October 9, 2020

The Holy Ointment – Part 1
Exodus 30:22-33
There was nothing like it in this world. I was prepared from a special formula revealed to Moses by divine inspiration of the Holy Spirit. We are told how it was profound- five hundred shekels of this, two hundred fifty shekels of that, a little of this and some of that, no more, no less. The ingredients, spices drawn from here and there, were rare and costly and were mixed with a lavish hand.
The shekel used for weighing these costly spices, worth a kings ransom, was the shekel of the sanctuary. Among the Jews the ephah was used for dry measure, the cubit was used for lineal measure, the hin was used for liquid measure, and the shekel was used for measuring weight.
The shekel of the sanctuary, the sacred shekel, was heavier than the ordinary shekel. God expects more from us, when he weighs us, than we expect of ourselves. In ourselves we are all like poor, lost Belshazzar— weighed in the balances and found wanting (Dan. 5). We can persuade ourselves that we have performed in a satisfactory way, but our scales are inaccurate. So much of our performance is made up of personal ambition, pride, love of position, love of praise, and such like things. God sifts all that out when He weighs us.
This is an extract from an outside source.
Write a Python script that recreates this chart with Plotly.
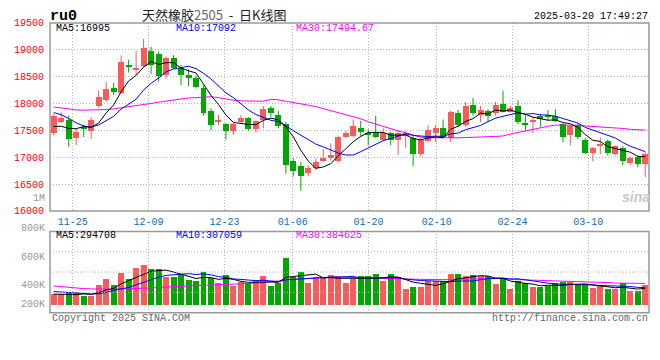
import plotly.graph_objects as go

# ---------------- data ----------------
dates = [
    "2024-11-20", "2024-11-21", "2024-11-22", "2024-11-25", "2024-11-26", "2024-11-27", "2024-11-28", "2024-11-29",
    "2024-12-02", "2024-12-03", "2024-12-04", "2024-12-05", "2024-12-06", "2024-12-09", "2024-12-10", "2024-12-11",
    "2024-12-12", "2024-12-13", "2024-12-16", "2024-12-17", "2024-12-18", "2024-12-19", "2024-12-20", "2024-12-23",
    "2024-12-24", "2024-12-25", "2024-12-26", "2024-12-27", "2024-12-30", "2024-12-31", "2025-01-02", "2025-01-03",
    "2025-01-06", "2025-01-07", "2025-01-08", "2025-01-09", "2025-01-10", "2025-01-13", "2025-01-14", "2025-01-15",
    "2025-01-16", "2025-01-17", "2025-01-20", "2025-01-21", "2025-01-22", "2025-01-23", "2025-01-24", "2025-01-27",
    "2025-02-05", "2025-02-06", "2025-02-07", "2025-02-10", "2025-02-11", "2025-02-12", "2025-02-13", "2025-02-14",
    "2025-02-17", "2025-02-18", "2025-02-19", "2025-02-20", "2025-02-21", "2025-02-24", "2025-02-25", "2025-02-26",
    "2025-02-27", "2025-02-28", "2025-03-03", "2025-03-04", "2025-03-05", "2025-03-06", "2025-03-07", "2025-03-10",
    "2025-03-11", "2025-03-12", "2025-03-13", "2025-03-14", "2025-03-17", "2025-03-18", "2025-03-19", "2025-03-20",
]
opens = [17458, 17655, 17702, 17351, 17554, 17488, 17952, 18071, 18292, 18191,
         18720, 18643, 18696, 18988, 18917, 18536, 18845, 18667, 18530, 18470,
         18298, 17863, 17673, 17613, 17494, 17655, 17732, 17518, 17697, 17923,
         17786, 17613, 16929, 16845, 16702, 16810, 16923, 16982, 16940, 17387,
         17399, 17548, 17447, 17447, 17316, 17447, 17316, 17405, 17357, 17060,
         17298, 17458, 17548, 17357, 17816, 17595, 17970, 17792, 17863, 17833,
         17994, 17851, 17952, 17625, 17655, 17762, 17786, 17762, 17625, 17417,
         17595, 17327, 17089, 17226, 17298, 17060, 17179, 16899, 17012, 16869]
highs = [17804, 17833, 17774, 17536, 17607, 17744, 18238, 18399, 18381, 18893,
         18815, 18976, 19202, 19054, 18964, 18875, 18899, 18720, 18637, 18518,
         18339, 17911, 17786, 17637, 17637, 17786, 17744, 17685, 17952, 17952,
         17863, 17655, 16970, 16911, 16851, 16970, 17149, 17256, 17399, 17488,
         17702, 17673, 17518, 17774, 17536, 17476, 17506, 17488, 17399, 17357,
         17595, 17595, 17702, 17863, 17881, 18024, 18101, 17952, 17893, 18030,
         18238, 17952, 18060, 17804, 17744, 17804, 17875, 17893, 17637, 17595,
         17625, 17357, 17191, 17369, 17327, 17220, 17208, 17012, 17030, 17089]
lows = [17411, 17637, 17191, 17226, 17375, 17339, 17923, 18030, 18161, 18173,
        18577, 18518, 18667, 18548, 18411, 18458, 18637, 18339, 18321, 18280,
        17774, 17506, 17595, 17327, 17417, 17625, 17494, 17458, 17536, 17744,
        17536, 16691, 16643, 16375, 16643, 16762, 16911, 16940, 16893, 17357,
        17375, 17387, 17220, 17357, 17298, 17220, 17042, 17179, 16833, 17012,
        17280, 17280, 17357, 17280, 17566, 17566, 17774, 17655, 17655, 17774,
        17833, 17833, 17613, 17494, 17447, 17566, 17685, 17655, 17280, 17220,
        17339, 17060, 16923, 17060, 17030, 17030, 16851, 16851, 16810, 16631]
closes = [17774, 17732, 17339, 17470, 17536, 17702, 18131, 18280, 18208, 18774,
          18696, 18655, 19042, 18726, 18518, 18851, 18667, 18530, 18476, 18310,
          17833, 17607, 17679, 17494, 17625, 17726, 17518, 17667, 17893, 17821,
          17583, 16851, 16744, 16643, 16810, 16911, 16988, 17042, 17387, 17447,
          17577, 17476, 17417, 17387, 17447, 17316, 17458, 17458, 17060, 17316,
          17506, 17548, 17375, 17851, 17595, 17952, 17816, 17881, 17774, 17970,
          17851, 17911, 17655, 17607, 17702, 17714, 17762, 17685, 17369, 17577,
          17375, 17089, 17167, 17256, 17089, 17208, 16923, 16988, 16869, 17060]
volumes = [198000, 198000, 221000, 221000, 164000, 164000, 351000, 453000, 351000, 566000,
           447000, 656000, 707000, 622000, 622000, 487000, 487000, 532000, 436000, 419000,
           572000, 475000, 379000, 521000, 334000, 396000, 390000, 419000, 504000, 334000,
           379000, 826000, 481000, 572000, 385000, 481000, 481000, 521000, 504000, 385000,
           453000, 504000, 504000, 538000, 419000, 538000, 481000, 283000, 317000, 317000,
           419000, 419000, 419000, 538000, 538000, 504000, 521000, 504000, 504000, 368000,
           470000, 283000, 419000, 379000, 317000, 317000, 334000, 385000, 402000, 402000,
           345000, 345000, 300000, 334000, 283000, 283000, 385000, 238000, 238000, 351000]

# moving-average values before a full window exists
ma5_head = [17570, 17575, 17535, 17530]
ma10_head = [17830, 17790, 17720, 17640, 17580, 17560, 17600, 17680, 17760]
ma30_head = [17935, 17917, 17893, 17881, 17875, 17875, 17881, 17887, 17899, 17917,
             17946, 17964, 17982, 18000, 18024, 18048, 18066, 18083, 18101, 18113,
             18125, 18125, 18107, 18077, 18060, 18048, 18042, 18042, 18042]
vma5_head = [198000, 198000, 192000, 187000]
vma10_head = [243000, 232000, 221000, 209000, 198000, 198000, 204000, 226000, 266000]
vma30_head = [340000, 328000, 311000, 300000, 294000, 289000, 283000, 283000, 283000, 289000,
              289000, 294000, 300000, 306000, 317000, 323000, 328000, 334000, 340000, 345000,
              351000, 357000, 362000, 368000, 373000, 379000, 385000, 396000, 396000]

tick_dates = ["2024-11-25", "2024-12-09", "2024-12-23", "2025-01-06",
              "2025-01-20", "2025-02-10", "2025-02-24", "2025-03-10"]
price_ticks = [16000, 16500, 17000, 17500, 18000, 18500, 19000, 19500]
price_ma_text = ["MA5:16995", "MA10:17092", "MA30:17494.67"]
vol_ma_text = ["MA5:294708", "MA10:307059", "MA30:384625"]
vol_axis_text = ["1M", "800K", "600K", "400K", "200K"]
title_name = "天然橡胶"
title_code = "2505"
title_kind = "日K线图"
symbol = "ru0"
stamp = "2025-03-20 17:49:27"

# ---------------- helpers ----------------
W, H = 660, 360
def px(x):
    return x / W
def py(y):
    return 1 - y / H

def moving(vals, n, head):
    out = []
    for i in range(len(vals)):
        if i < n - 1:
            out.append(head[i])
        else:
            out.append(sum(vals[i - n + 1:i + 1]) / n)
    return out

RED = "#fa5a5a"
GREEN = "#00a800"
MONO = "Liberation Mono"

n = len(dates)
idx = list(range(n))
up = [c >= o for o, c in zip(opens, closes)]
colors = [RED if u else GREEN for u in up]
body_base = [min(o, c) for o, c in zip(opens, closes)]
body_h = [max(abs(c - o), 18) for o, c in zip(opens, closes)]

fig = go.Figure()

# wicks
for flag, col in ((True, RED), (False, GREEN)):
    wx, wy = [], []
    for i in idx:
        if up[i] == flag:
            wx += [i, i, None]
            wy += [lows[i], highs[i], None]
    fig.add_trace(go.Scatter(x=wx, y=wy, mode="lines", line=dict(color=col, width=1),
                             hoverinfo="skip", showlegend=False, xaxis="x", yaxis="y"))

# bodies
fig.add_trace(go.Bar(x=idx, y=body_h, base=body_base, width=0.8, marker=dict(color=colors, line=dict(width=0)),
                     showlegend=False, xaxis="x", yaxis="y"))

# price MAs
for vals, col in ((moving(closes, 30, ma30_head), "#ff00ff"),
                  (moving(closes, 10, ma10_head), "#0000ff"),
                  (moving(closes, 5, ma5_head), "#000000")):
    fig.add_trace(go.Scatter(x=idx, y=vals, mode="lines", line=dict(color=col, width=1),
                             showlegend=False, xaxis="x", yaxis="y"))

# volume
fig.add_trace(go.Bar(x=idx, y=volumes, width=0.8, marker=dict(color=colors, line=dict(width=0)),
                     showlegend=False, xaxis="x2", yaxis="y2"))
for vals, col in ((moving(volumes, 30, vma30_head), "#ff00ff"),
                  (moving(volumes, 10, vma10_head), "#0000ff"),
                  (moving(volumes, 5, vma5_head), "#000000")):
    fig.add_trace(go.Scatter(x=idx, y=vals, mode="lines", line=dict(color=col, width=1),
                             showlegend=False, xaxis="x2", yaxis="y2"))

tickvals = [dates.index(d) * n / (n - 1) - 0.5 for d in tick_dates]
ticktext = [d[5:] for d in tick_dates]

GRID = "#b4b4b4"
DOT = "1px,2px"
xdom = [px(50), px(649)]
fig.update_layout(
    width=W, height=H, margin=dict(l=0, r=0, t=0, b=0),
    paper_bgcolor="white", plot_bgcolor="white", bargap=0, showlegend=False,
    xaxis=dict(domain=xdom, range=[-0.5, n - 0.5], anchor="y", tickvals=tickvals, ticktext=ticktext,
               tickfont=dict(family=MONO, size=10, color="#0a6ebd"), ticks="outside", ticklen=1,
               tickcolor="rgba(0,0,0,0)", showgrid=True, gridcolor=GRID, griddash=DOT, gridwidth=1,
               zeroline=False, showline=False, fixedrange=True),
    yaxis=dict(domain=[py(213), py(18.5)], range=[16000, 19500], anchor="x", tickvals=price_ticks,
               ticktext=[str(v) for v in price_ticks],
               tickfont=dict(family=MONO, size=10, color="#ff0000"), ticks="outside", ticklen=3,
               tickcolor="rgba(0,0,0,0)", showgrid=True, gridcolor=GRID, griddash=DOT, gridwidth=1,
               zeroline=False, showline=False),
    xaxis2=dict(domain=xdom, range=[-0.5, n - 0.5], anchor="y2", tickvals=tickvals, showticklabels=False,
                showgrid=True, gridcolor=GRID, griddash=DOT, gridwidth=1, zeroline=False, showline=False),
    yaxis2=dict(domain=[py(318.3), py(234.3)], range=[-129000, 1297000], anchor="x2",
                showticklabels=False, showgrid=False, zeroline=False, showline=False),
)

shapes = []
for f in (0.25, 0.5, 0.75):
    shapes.append(dict(type="line", xref="x2 domain", yref="y2 domain", x0=0, x1=1, y0=f, y1=f,
                       line=dict(color=GRID, width=1, dash=DOT)))
for top, bot in ((18.5, 213), (234.3, 318.3)):
    shapes.append(dict(type="rect", xref="paper", yref="paper", x0=px(50), x1=px(649), y0=py(bot), y1=py(top),
                       line=dict(color="#999999", width=1.5), fillcolor="rgba(0,0,0,0)", layer="above"))
fig.update_layout(shapes=shapes)

ann = []
def text(x, y, s, color="#000", size=10, xanchor="left", family=MONO):
    ann.append(dict(x=px(x), y=py(y), xref="paper", yref="paper", text=s, showarrow=False,
                    xanchor=xanchor, yanchor="middle", font=dict(family=family, size=size, color=color)))

text(48, 11.5, "<b>" + symbol + "</b>", size=15)
text(140, 9.5, title_name + "<span style='color:#666666'>" + title_code + "</span>  -  " + title_kind,
     color="#222222", size=13, family="Noto Sans CJK SC")
text(650, 11.7, stamp, xanchor="right")
for s, x, col in zip(price_ma_text, (54, 174, 294), ("#000000", "#0000ff", "#ff00ff")):
    text(x, 24.3, s, color=col)
for s, x, col in zip(vol_ma_text, (54, 174, 294), ("#000000", "#0000ff", "#ff00ff")):
    text(x, 238.5, s, color=col)
for s, y in zip(vol_axis_text, (200, 230.7, 261, 290, 310)):
    text(46.5, y, s, color="#999999", xanchor="right")
text(50, 324.5, "Copyright 2025 SINA.COM", color="#666666")
text(650, 324.5, "http://finance.sina.com.cn", color="#666666", xanchor="right")
text(636, 199, "<b><i>sina</i></b>", color="#c8c8c8", size=14, xanchor="center", family="Liberation Sans")
fig.update_layout(annotations=ann)

fig.write_html("out.html", config={"displayModeBar": False},
               post_script="document.body.style.margin='0';document.body.style.padding='0';")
It was by the high and unerring standard, the shekel of the sanctuary, that God weighed Christ. “I am well pleased,” He said (Matt. 3:17). We can be sure God used no lightweight measure in passing verdict on Him.
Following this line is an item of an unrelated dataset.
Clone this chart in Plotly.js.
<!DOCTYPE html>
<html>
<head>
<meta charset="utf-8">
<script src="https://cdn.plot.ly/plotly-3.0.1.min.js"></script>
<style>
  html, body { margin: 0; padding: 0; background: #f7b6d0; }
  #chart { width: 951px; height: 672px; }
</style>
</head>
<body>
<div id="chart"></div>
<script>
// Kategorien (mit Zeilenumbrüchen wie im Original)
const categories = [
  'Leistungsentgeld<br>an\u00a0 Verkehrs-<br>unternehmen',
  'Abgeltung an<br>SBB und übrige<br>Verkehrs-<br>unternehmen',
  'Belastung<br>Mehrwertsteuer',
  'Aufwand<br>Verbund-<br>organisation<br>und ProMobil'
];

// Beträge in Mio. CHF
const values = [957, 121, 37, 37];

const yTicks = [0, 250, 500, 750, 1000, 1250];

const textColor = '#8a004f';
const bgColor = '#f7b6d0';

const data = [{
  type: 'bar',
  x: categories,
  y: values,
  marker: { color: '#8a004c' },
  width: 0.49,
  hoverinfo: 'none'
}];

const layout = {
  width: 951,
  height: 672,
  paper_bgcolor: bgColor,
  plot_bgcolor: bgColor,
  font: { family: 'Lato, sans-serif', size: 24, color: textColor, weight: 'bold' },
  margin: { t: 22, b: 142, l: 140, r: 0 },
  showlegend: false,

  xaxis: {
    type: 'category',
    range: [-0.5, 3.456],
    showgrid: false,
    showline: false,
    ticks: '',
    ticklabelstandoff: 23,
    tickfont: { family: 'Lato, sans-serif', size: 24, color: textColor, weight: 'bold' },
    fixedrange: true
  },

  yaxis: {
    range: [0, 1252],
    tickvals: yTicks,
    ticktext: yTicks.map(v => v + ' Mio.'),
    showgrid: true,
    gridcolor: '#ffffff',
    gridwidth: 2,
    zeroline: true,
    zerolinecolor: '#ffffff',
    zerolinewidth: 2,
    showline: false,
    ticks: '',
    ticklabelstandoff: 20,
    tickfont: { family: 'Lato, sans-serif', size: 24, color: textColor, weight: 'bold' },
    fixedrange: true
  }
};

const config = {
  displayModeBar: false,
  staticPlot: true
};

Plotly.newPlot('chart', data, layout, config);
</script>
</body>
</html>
Five hundred shekels. Think of it! Half a shekel was the ransom price for an Israelite under the Law (Exod. 30:11—16), When numbered, each man had to bring half a silver shekel—the price of his redemption. A full shekel tells us that the ransom has not only been paid, but fully and adequately paid. Five hundred shekels implies a measure of redemption only God can comprehend. Five hundred plus two hundred fifty plus two hundred fifty plus another five hundred tells of a redemption beyond all human thought.
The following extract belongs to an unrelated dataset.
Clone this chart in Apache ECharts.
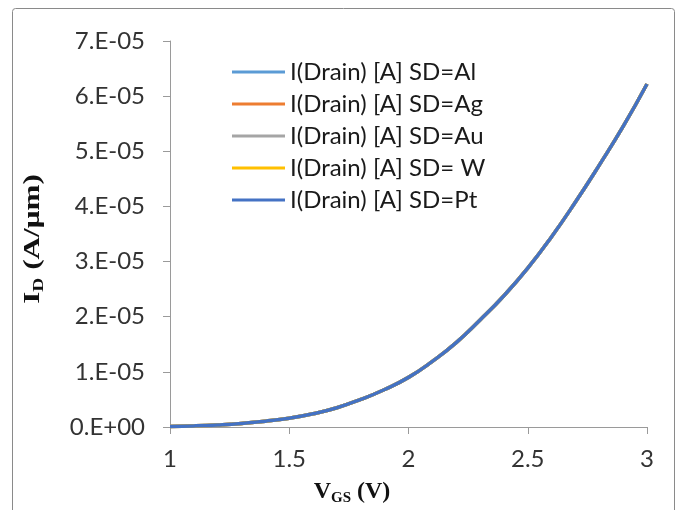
<!DOCTYPE html>
<html><head><meta charset="utf-8">
<script src="https://cdn.jsdelivr.net/npm/echarts@6/dist/echarts.min.js"></script>
<style>html,body{margin:0;padding:0;background:#fff}#c{width:681px;height:510px}</style>
</head><body><div id="c"></div>
<script>
// V_GS values (V)
const vgs = [1.0,1.1,1.2,1.3,1.4,1.5,1.6,1.7,1.8,1.9,2.0,2.1,2.2,2.3,2.4,2.5,2.6,2.7,2.8,2.9,3.0];
// I_D (A/um) for each source/drain metal (curves overlap)
const idAl = [1e-7,2e-7,3.8e-7,6.5e-7,1.05e-6,1.6e-6,2.4e-6,3.5e-6,5.0e-6,6.8e-6,9.0e-6,1.19e-5,1.53e-5,1.94e-5,2.38e-5,2.88e-5,3.45e-5,4.08e-5,4.75e-5,5.45e-5,6.22e-5];
const idAg = [1e-7,2e-7,3.8e-7,6.5e-7,1.05e-6,1.6e-6,2.4e-6,3.5e-6,5.0e-6,6.8e-6,9.0e-6,1.19e-5,1.53e-5,1.94e-5,2.38e-5,2.88e-5,3.45e-5,4.08e-5,4.75e-5,5.45e-5,6.22e-5];
const idAu = [1e-7,2e-7,3.8e-7,6.5e-7,1.05e-6,1.6e-6,2.4e-6,3.5e-6,5.0e-6,6.8e-6,9.0e-6,1.19e-5,1.53e-5,1.94e-5,2.38e-5,2.88e-5,3.45e-5,4.08e-5,4.75e-5,5.45e-5,6.22e-5];
const idW  = [1e-7,2e-7,3.8e-7,6.5e-7,1.05e-6,1.6e-6,2.4e-6,3.5e-6,5.0e-6,6.8e-6,9.0e-6,1.19e-5,1.53e-5,1.94e-5,2.38e-5,2.88e-5,3.45e-5,4.08e-5,4.75e-5,5.45e-5,6.22e-5];
const idPt = [1e-7,2e-7,3.8e-7,6.5e-7,1.05e-6,1.6e-6,2.4e-6,3.5e-6,5.0e-6,6.8e-6,9.0e-6,1.19e-5,1.53e-5,1.94e-5,2.38e-5,2.88e-5,3.45e-5,4.08e-5,4.75e-5,5.45e-5,6.22e-5];
const seriesNames = ['I(Drain) [A] SD=Al','I(Drain) [A] SD=Ag','I(Drain) [A] SD=Au','I(Drain) [A] SD= W','I(Drain) [A] SD=Pt'];
const seriesData = [idAl, idAg, idAu, idW, idPt];
const colors = ['#5B9BD5','#ED7D31','#A5A5A5','#FFC000','#4472C4'];

function sci(v){
  if (Math.abs(v) < 1e-20) return '0.E+00';
  let e = Math.floor(Math.log10(Math.abs(v)) + 1e-9);
  let m = Math.round(v / Math.pow(10, e));
  if (m >= 10) { m = 1; e += 1; }
  const s = e < 0 ? '-' : '+';
  const a = Math.abs(e);
  return m + '.E' + s + (a < 10 ? '0' + a : a);
}

const chart = echarts.init(document.getElementById('c'));
const labelFont = 'Lato';
chart.setOption({
  animation: false,
  color: colors,
  grid: {left: 170, right: 34, top: 41, bottom: 83},
  legend: {
    orient: 'vertical', left: 227, top: 53,
    itemWidth: 53, itemHeight: 3, itemGap: 4, icon: 'rect',
    textStyle: {fontFamily: labelFont, fontSize: 24, color: '#1a1a1a', lineHeight: 28},
    data: seriesNames
  },
  xAxis: {
    type: 'value', min: 1, max: 3, interval: 0.5,
    axisLine: {show: true, lineStyle: {color: '#9a9a9a', width: 1}},
    axisTick: {show: true, length: 7, lineStyle: {color: '#9a9a9a'}},
    splitLine: {show: false},
    axisLabel: {margin: 20, fontFamily: labelFont, fontSize: 24, color: '#333'}
  },
  yAxis: {
    type: 'value', min: 0, max: 7e-5, interval: 1e-5,
    axisLine: {show: true, lineStyle: {color: '#9a9a9a', width: 1}},
    axisTick: {show: true, length: 7, lineStyle: {color: '#9a9a9a'}},
    splitLine: {show: false},
    axisLabel: {margin: 25, fontFamily: labelFont, fontSize: 24, color: '#333', formatter: sci}
  },
  graphic: [
    {type: 'rect', silent: true, shape: {x: 12.5, y: 8.5, width: 662, height: 520, r: 3},
     style: {fill: 'none', stroke: '#8a8a8a', lineWidth: 1}},
    {type: 'text', x: 352, y: 492,
     style: {text: '{b|V}{s|GS}{b| (V)}', align: 'center', verticalAlign: 'middle',
       rich: {b: {fontFamily: 'Liberation Serif', fontWeight: 'bold', fontSize: 24, lineHeight: 28, fill: '#111'},
              s: {fontFamily: 'Liberation Serif', fontWeight: 'bold', fontSize: 15, lineHeight: 15, verticalAlign: 'bottom', fill: '#111'}}}},
    {type: 'text', x: 33, y: 239, rotation: Math.PI / 2, scaleX: 1.3,
     style: {text: '{b|I}{s|D}{b| (A/μm)}', align: 'center', verticalAlign: 'middle',
       rich: {b: {fontFamily: 'Liberation Serif', fontWeight: 'bold', fontSize: 24, lineHeight: 28, fill: '#111'},
              s: {fontFamily: 'Liberation Serif', fontWeight: 'bold', fontSize: 15, lineHeight: 15, verticalAlign: 'bottom', fill: '#111'}}}}
  ],
  series: seriesNames.map((n, i) => ({
    name: n, type: 'line', smooth: true, showSymbol: false,
    lineStyle: {width: 3.5, color: colors[i]},
    data: vgs.map((x, k) => [x, seriesData[i][k]])
  }))
});
</script></body></html>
We are told why it was provided: to anoint the tabernacle, and the ark, and the table, and the candlestick, and the altar of incense, and the altar of burnt offering, and the laver (Exod. 30:26—28). In the outer court, where grace was shown; in the Holy Place, where God was served; in the Holiest of all, where glory was seen; all was made fragrant by the anointing. God wants the fragrance of Christ to be everywhere—everywhere! Aaron his sons were to be anointed and also prophets and kings. All who serve the Lord must carry with them the fragrance of Christ, whose very name “is as Ointment poured forth” (Song 1:3).
Finally, we are told how it was protected. It was not to be copied. “Whosoever compoundeth any like it, or whosoever putteth any of it upon a stranger, shall even be cut off from his people” (Exod. 30:33). Christ did not come so that we might imitate Him, but so that we may be indwelt by Him. He who gave His life for us now gives His life to us so that everywhere we go we might carry with us His fragrance. May we do just that!
100 Devotions for Leaders – 2008 by John Phillips – Published by Regal Publications Grand Rapids, Michigan
Pastor Lee’s Thoughts: Christ came to give us an abundant life, and He expects that is exactly what we are to have in our lives. When you think about the sacrifice that was given for our freedom in Christ, and the cost associated with that sacrifice, it should motivate to live a life that honors and pleases Him, and that is always full of His Spirit. We must have the fragrance of Christ at all times in our lives that we may radiate His love and His life to others!